Na União Europeia, 70% dos solos estão se encaminhando para uma degradação progressiva – que se transformará em desertificação se não agirmos para interrompê-la – e tanto maior quanto mais alta for a incidência de atividades agrícolas e zootécnicas intensivas; responsáveis pela alteração dos equilíbrios dos ecossistemas naturais, bem como pelo empobrecimento do solo.

De acordo com os dados fornecidos pela FAO, devido à degradação das terras agrícolas, estima-se uma diminuição da produtividade de mais de 10% até 2050, bem como uma perda de micronutrientes essenciais para a saúde humana (zinco, ferro, iodo) que as plantas podem obter exclusivamente do solo. Se a isso for somada a crise climática presente, o fato que a população mundial chegará a 10 bilhões e que o crescimento da demanda por alimentos será igual a 60%, veremos que proteger e manejar o solo de forma sustentável é indispensável para a segurança alimentar global.

A adoção de práticas agrícolas regenerativas que protegem e restauram a fertilidade dos solos, como a agroecologia por exemplo, torna-se, portanto, um imperativo que não podemos mais ignorar. Os solos saudáveis albergam a maior biodiversidade do mundo (estamos falando de dois terços de todos os seres vivos), o que é indispensável para o bom funcionamento dos nossos ecossistemas. Além disso, solos ricos em matéria orgânica (micróbios, fungos, bactérias) são importantes aliados na mitigação das mudanças climáticas justamente devido à capacidade dos organismos presentes de sequestrar carbono da atmosfera e depois armazená-lo sob a superfície terrestre.
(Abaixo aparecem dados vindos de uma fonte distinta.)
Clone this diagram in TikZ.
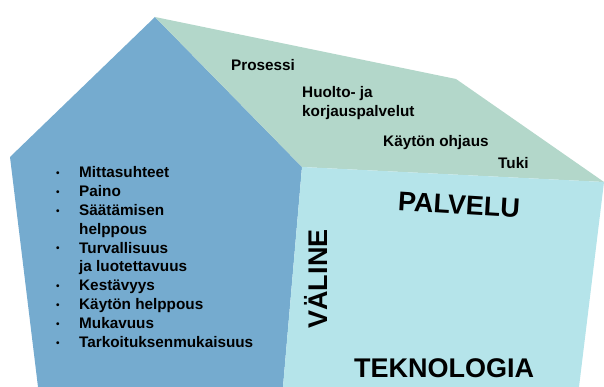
\documentclass[tikz,border=0pt]{standalone}
\usepackage{fontspec}
\setmainfont{Liberation Sans}
\definecolor{valineblue}{RGB}{117,171,207}
\definecolor{palvelugreen}{RGB}{179,215,202}
\definecolor{teknocyan}{RGB}{181,228,234}
\newcommand{\pallo}{\raisebox{1.2pt}{\normalsize\textbullet}}
\begin{document}
\begin{tikzpicture}[x=1pt,y=-1pt,
	txt/.style={anchor=base west,inner sep=0pt,font=\fontsize{15.3}{18.9}\selectfont\bfseries},
	big/.style={inner sep=0pt,font=\fontsize{27}{31}\selectfont\bfseries}]
	\useasboundingbox (0,0) rectangle (604,387);
	% the three faces
	\fill[valineblue]   (155,17) -- (10,157) -- (38,387) -- (283,387) -- (302,167) -- cycle;
	\fill[palvelugreen] (155,17) -- (456,79) -- (604,182) -- (302,167) -- cycle;
	\fill[teknocyan]    (302,167) -- (604,182) -- (579,387) -- (283,387) -- cycle;
	
	\path
	(231,71)   node[txt] (prosessi) {Prosessi}
	(302,98)   node[txt] (huolto)   {\begin{tabular}[t]{@{}l@{}}Huolto- ja\\korjauspalvelut\end{tabular}}
	(383,147)  node[txt] (ohjaus)   {Käytön ohjaus}
	(498,169)  node[txt] (tuki)     {Tuki}
	(56,177.5) node[txt] (lista)    {\begin{tabular}[t]{@{}p{23pt}@{}l@{}}
		\pallo & Mittasuhteet\\
		\pallo & Paino\\
		\pallo & Säätämisen\\
		       & helppous\\
		\pallo & Turvallisuus\\
		       & ja luotettavuus\\
		\pallo & Kestävyys\\
		\pallo & Käytön helppous\\
		\pallo & Mukavuus\\
		\pallo & Tarkoituksenmukaisuus
	\end{tabular}};
	
	\node[big,rotate=-3.5] (palvelu) at (459,205) {PALVELU};
	\node[big,rotate=90]   (valine)  at (316,279) {VÄLINE};
	\node[big]             (tekno)   at (444,368) {TEKNOLOGIA};
\end{tikzpicture}
\end{document}
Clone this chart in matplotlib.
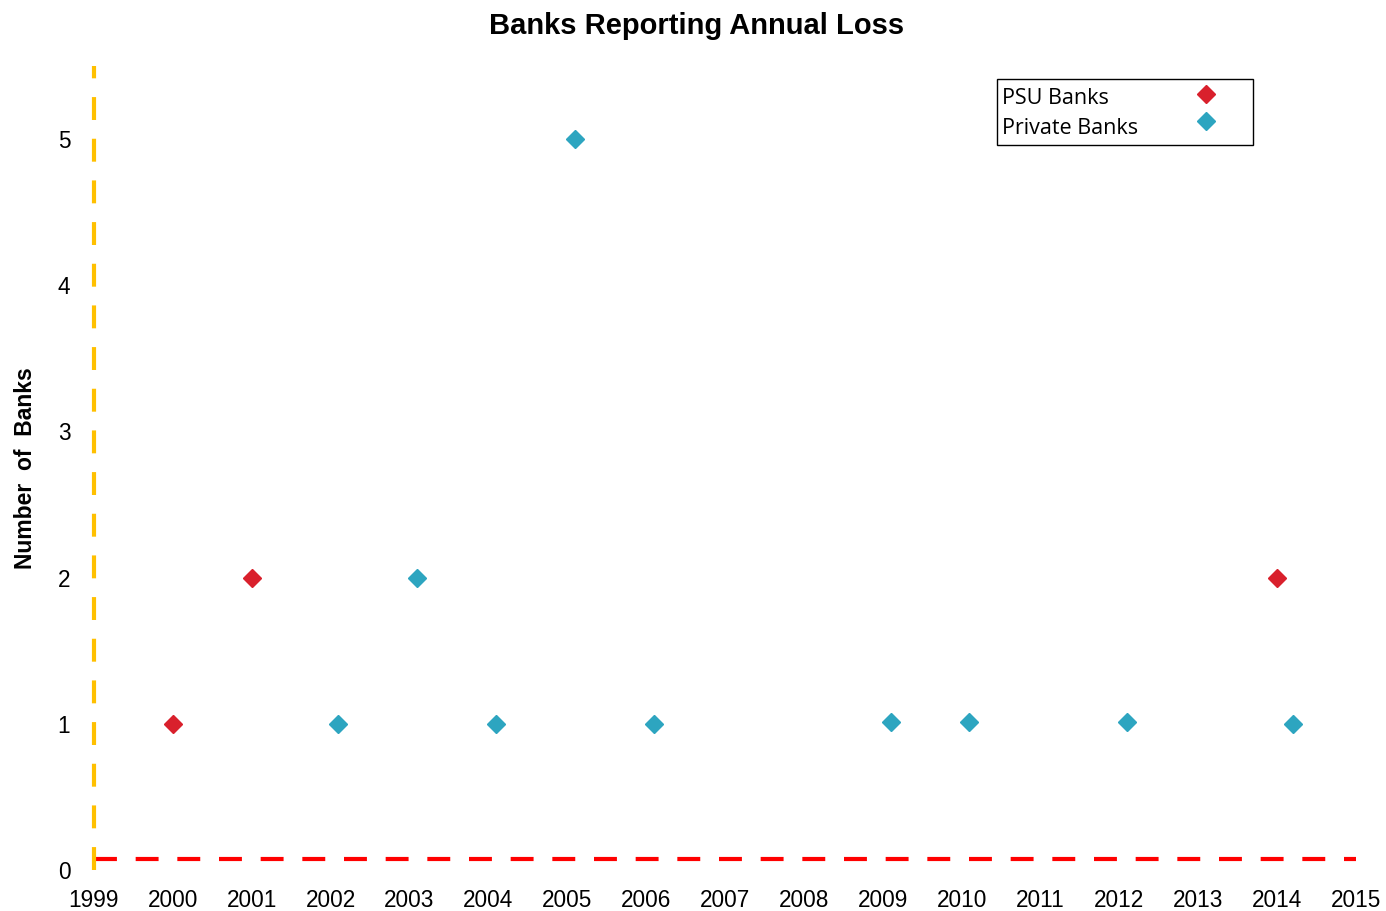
import numpy as np
import matplotlib.pyplot as plt
from matplotlib.patches import Rectangle
from matplotlib.lines import Line2D

plt.rcParams['font.family'] = ['Liberation Sans', 'DejaVu Sans']

psu_years = [2000.0, 2001.0, 2014.0]
psu_counts = [1, 2, 2]

pvt_years = [2002.1, 2003.1, 2004.1, 2005.1, 2006.1, 2009.1, 2010.1, 2012.1, 2014.2]
pvt_counts = [1, 2, 1, 5, 1, 1.01, 1.01, 1.01, 1]

year_ticks = list(range(1999, 2016))
count_ticks = [0, 1, 2, 3, 4, 5]

psu_color = '#D9202C'
pvt_color = '#2DA5C0'

fig = plt.figure(figsize=(13.86, 9.11), dpi=100)
ax = fig.add_axes([0.0678, 0.045, 0.9105, 0.8826])

ax.plot(psu_years, psu_counts, 'D', color=psu_color, markersize=9.5, zorder=3)
ax.plot(pvt_years, pvt_counts, 'D', color=pvt_color, markersize=9.5, zorder=3)

# dashed reference lines on the axes
ax.plot([1999, 2015], [0.075, 0.075], color='#FF0000', linewidth=3, dashes=(5.5, 4.5),
        zorder=2, clip_on=False)
ax.plot([1999, 1999], [0, 5.5], color='#FFC000', linewidth=3, dashes=(5.5, 4.5),
        zorder=2, clip_on=False)

ax.set_xlim(1999, 2015)
ax.set_ylim(0, 5.5)
ax.set_xticks(year_ticks)
ax.set_yticks(count_ticks)
ax.tick_params(length=0, labelsize=16.3)
ax.tick_params(axis='x', pad=14)
ax.tick_params(axis='y', pad=17)
for s in ax.spines.values():
    s.set_visible(False)

ax.set_ylabel('Number  of  Banks', fontsize=16.5, fontweight='bold', labelpad=15)
fig.text(697 / 1386, 1 - 26 / 911, 'Banks Reporting Annual Loss', fontsize=21,
         fontweight='bold', ha='center', va='center')

# legend box drawn by hand: text left, marker right
W, H = 1386, 911
fig.patches.append(Rectangle((997 / W, 1 - 145 / H), 256 / W, 66 / H, transform=fig.transFigure,
                             facecolor='white', edgecolor='black', linewidth=1, zorder=5))
legend_rows = [('PSU Banks', psu_color, 98, 94), ('Private Banks', pvt_color, 129, 121)]
for label, col, ty, my in legend_rows:
    fig.text(1002 / W, 1 - ty / H, label, family=['Open Sans', 'DejaVu Sans'], fontsize=15.5,
             va='center', ha='left', zorder=6)
    fig.lines.append(Line2D([1206 / W], [1 - my / H], marker='D', color=col, markersize=9.5,
                            linestyle='none', transform=fig.transFigure, zorder=6))

fig.savefig('out.png', dpi=100)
Chegou a hora de tomar consciência de que não é mais possível pensar que, estando o solo abaixo de nós, estamos autorizados a pisá-lo sem nenhuma noção. Por um lado, portanto, como diria o meu amigo Renzo Piano, vamos começar a remendar o que existe, ao invés de continuar construindo e cobrir de cimento e, pelo outro lado, vamos cultivar e proteger com cuidado os solos, permitindo que continuem a nos fornecer alimentos bons e saudáveis. Vamos aprender a caminhar na terra com respeito, aliás, sem um solo vivo não há futuro.